The possibility of creating objects using widely available and easily programmable software seems a liberating and democratizing one. Ethical questions of the open source access to the first 3D printed gun design aside, the possibility of pre-made 3D scans, easily accessible and printable, opens up an archival, archaeological treasure trove, much like the PDF format did for the dissemination and printing of documents and books. Laric is currently working with the The Collection and Usher Gallery in the UK to make 3D scans of their entire collection, comprising some two million pieces. This will then be a free online archive, with the possibility of printing the models, opening up the collection to the unprecedented possibility of numerous, almost perfect copies of the same object existing in circulation.

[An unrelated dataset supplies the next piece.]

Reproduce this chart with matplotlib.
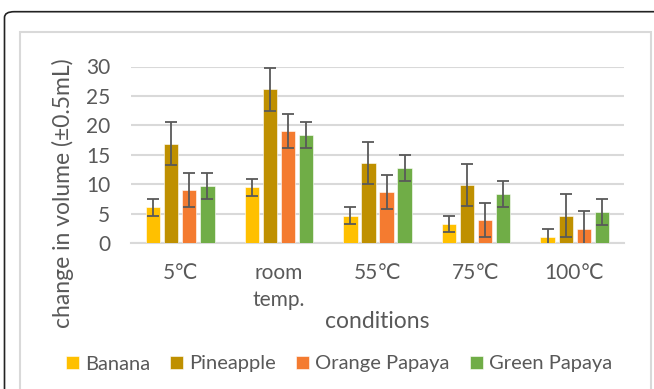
import numpy as np
import matplotlib
matplotlib.use('Agg')
import matplotlib.pyplot as plt
from matplotlib.patches import FancyBboxPatch, Rectangle

# Data
conditions = ['5\u2103', 'room\ntemp.', '55\u2103', '75\u2103', '100\u2103']
series_names = ['Banana', 'Pineapple', 'Orange Papaya', 'Green Papaya']
banana = [6.1, 9.5, 4.7, 3.3, 1.1]
pineapple = [16.9, 26.1, 13.6, 9.9, 4.7]
orange_papaya = [9.1, 19.1, 8.7, 3.9, 2.5]
green_papaya = [9.8, 18.3, 12.8, 8.3, 5.3]
errors = [1.4, 3.6, 2.9, 2.2]
colors = ['#FFC000', '#BF9000', '#F47B30', '#70AD47']

text_col = '#595959'
plt.rcParams['font.family'] = ['Lato', 'DejaVu Sans']

fig = plt.figure(figsize=(6.54, 3.89), dpi=100)

# frame around the chart (cropped at right and bottom)
fig.patches.append(FancyBboxPatch((4.5 / 654, -0.2), 1.2, 1 - 11.7 / 389 + 0.2,
                                  boxstyle='round,pad=0,rounding_size=0.015',
                                  transform=fig.transFigure, fill=False,
                                  edgecolor='#222222', linewidth=1.2))
fig.patches.append(Rectangle((20 / 654, -0.1), 631 / 654, 1 - 32 / 389 + 0.1,
                             transform=fig.transFigure, fill=False,
                             edgecolor='#D9D9D9', linewidth=1.5))

ax = fig.add_axes([131 / 654, 1 - 243.3 / 389, 493 / 654, 176.8 / 389])

x = np.arange(len(conditions))
values = [banana, pineapple, orange_papaya, green_papaya]
step = 0.183
width = 0.145
for i, (name, vals) in enumerate(zip(series_names, values)):
    pos = x + (i - 1.5) * step
    ax.bar(pos, vals, width, color=colors[i], label=name, zorder=3,
           edgecolor='white', linewidth=0.4)
    ax.errorbar(pos, vals, yerr=errors[i], fmt='none', ecolor=text_col,
                elinewidth=1.3, capsize=4.5, capthick=1.3, zorder=4)

ax.set_xlim(-0.5, len(conditions) - 0.5)
ax.set_ylim(0, 30)
ax.set_yticks(range(0, 31, 5))
ax.yaxis.grid(True, color='#D9D9D9', linewidth=1.5, zorder=0)
ax.set_axisbelow(True)
for s in ['top', 'right', 'left']:
    ax.spines[s].set_visible(False)
ax.spines['bottom'].set_color('#D9D9D9')
ax.spines['bottom'].set_linewidth(1.5)
ax.tick_params(axis='both', length=0, labelsize=15, colors=text_col)
ax.tick_params(axis='y', pad=15)
ax.tick_params(axis='x', pad=14)
ax.set_xticks(x)
ax.set_xticklabels(conditions, linespacing=1.45)

ax.set_ylabel('change in volume (\u00b10.5mL)', fontsize=16.5, color=text_col, va='center')
ax.yaxis.set_label_coords(-0.138, 0.285)
ax.set_xlabel('conditions', fontsize=16.5, color=text_col, va='center')
ax.xaxis.set_label_coords(0.5, -0.445)

leg = fig.legend(loc='center', bbox_to_anchor=(339 / 654, 1 - 364 / 389), ncol=4,
                 frameon=False, fontsize=14.5, handlelength=0.65, handleheight=0.65,
                 handletextpad=0.3, columnspacing=1.0, borderpad=0)
for t in leg.get_texts():
    t.set_color(text_col)

fig.savefig('out.png', dpi=100)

One of the leading 3D manufacturers, Shapeways, based in New York with offices in Eindhoven, has started an online marketplace for artists and designers to buy and sell 3D printed designs that are then fabricated by the company in a seemingly limitless range of media.
While it would be simplistic to fetishize the technological process itself, it seems the technique mirrors in some small way the additional, accumulative nature afforded by the Internet’s flat ground economy. It’s 60-odd years since the US inventor and patent lawyer Chester Carlson invented the technique of electrophotography – the technology behind the Xerox photocopier – frustrated with having to copy out longhand from law books in the New York Public Library while studying for his law degree. Sixty years from now, will 3D printers be just as common, or just as obsolete?